Pohl m'a envoyé 6.000 femmes et enfants qui avaient voyagé dans des wagons ouverts pendant plus de 10 jours, par un temps glacial et sans recevoir aucune nourriture. On m'a ordonné d'envoyer les enfants ailleurs. Je crois qu'ils sont tous morts. Suite à cela je suis devenu très nerveux. Sur ordre de Berlin, 2500 prisonniers transport provenant d'Auschwitz ont été plongé dans de l'eau chaude, puis, par temps très froid, ont été forcé de rester nu en plein air jusqu'à ce qu'ils en meurent. Le Gauleiter Eigruber n'a jamais envoyé de nourriture, au contraire il a ordonné que 50% des rations destinées aux prisonniers soient distribuées à la population civile. Gluecks a ordonné que les prisonniers travaillant aux crématoires soient relevés toutes les trois semaines et immédiatement exécutés d'une balle dans la nuque parce qu'ils en savaient trop. Par après, il a été ordonné que tous les médecins et infirmiers soient envoyés dans un camp de travail afin d'y être exécutés.

Le camp de Lambrecht a été liquidé. Pohl accompagné de nombreuse femmes organisait des banquets et des saouleries dans une villa. Les prisonniers qui travaillaient dans cette villa ont été accusés de vol et transférés à Mauthausen avec l'ordre suivant: "destruction". La véritable raison était qu'ils en savaient trop.

Himmler ordonna un jour de charger une pierre de 45 kilos sur le dos d'un homme et de le faire courir jusqu'à ce qu'il tombe mort. Cette méthode s'étant montrée "efficace", Himmler ordonna de créer une compagnie disciplinaire utilisant ce genre de punition. Les prisonniers devaient soulever de lourdes pierres jusqu'à ce qu'ils s'évanouissent. Ils étaient exécutés dès qu'ils s'effondraient et on écrivait ensuite dans les registres "tué lors d'une tentative d'évasion". D'autres prisonniers étaient poussés vers l'enceinte barbelées électrifiée. D'autres encore ont été littéralement déchirés en morceaux par "Lord", le chien du commandant Bachmeyer. Le 30 avril, 33 prisonniers ont été rassemblés dans la cour du camp. L' Oberscharführer SS Niedermeyer et l' agent de la Gestapo Polaska les y ont ensuite littéralement tirés comme des lapins.. En tout et pour tout, et à ma connaissance, 65.000 prisonniers ont été assassinés à Mauthausen. Dans la plupart des cas, j'ai pris part à ces meurtres. Je me joignais régulièrement aux exécutions et utilisait alors une arme de petit calibre. Les gardes SS s'entraînaient au tir en utilisant des cibles vivantes.
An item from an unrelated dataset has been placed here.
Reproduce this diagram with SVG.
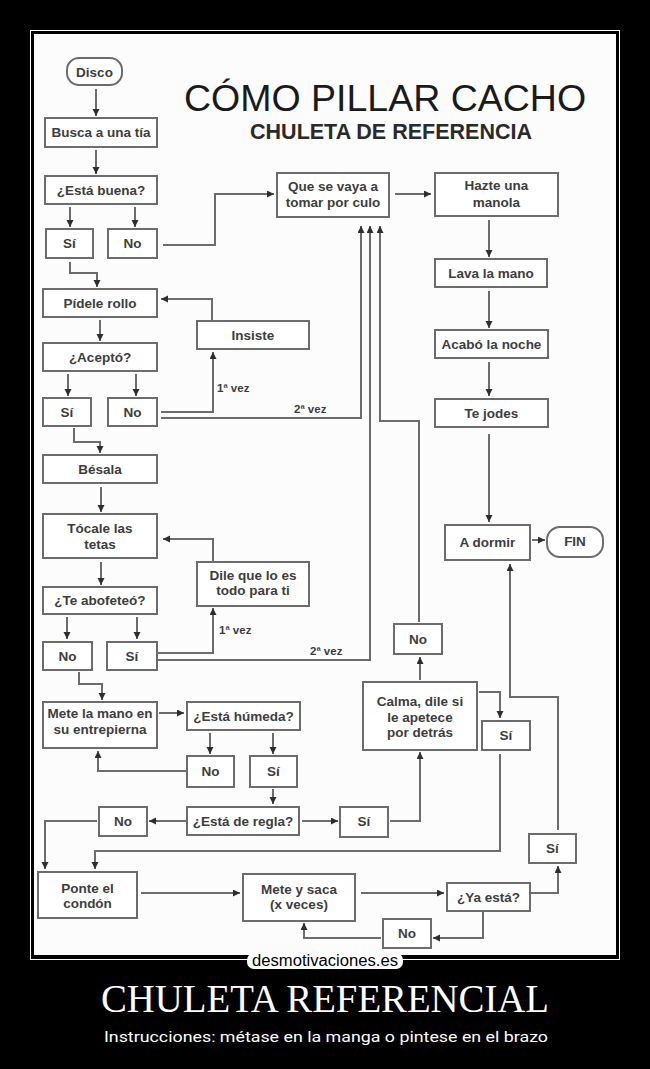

Le Reichsminister Himmler et l'Obergruppenführer SS Kaltenbrunner m'ont ordonné de tuer tous les prisonniers sans exception au cas où la ligne de front s'approcherait de Mauthausen. J'avais reçu l'ordre de Berlin de détruire Mauthausen et Gusen, prisonniers inclus. Tous les prisonniers devaient être poussés dans une mine de Gusen. On devait ensuite faire sauter la mine à l'aide d'une forte charge explosive. Cette opération devait être faite par les Obergruppenführers Wolfram et Ackermann. C'est Pohl qui a ordonné cela."

Ziereis est mort peu de temps après cette déposition.

Copie certifiée exacte, extraite du procès contre le Dr. Guido Schmidt, Autriche, et publiée telle quelle dans le "Wiener Arbeiterzeitung" du 20 septembre 1945.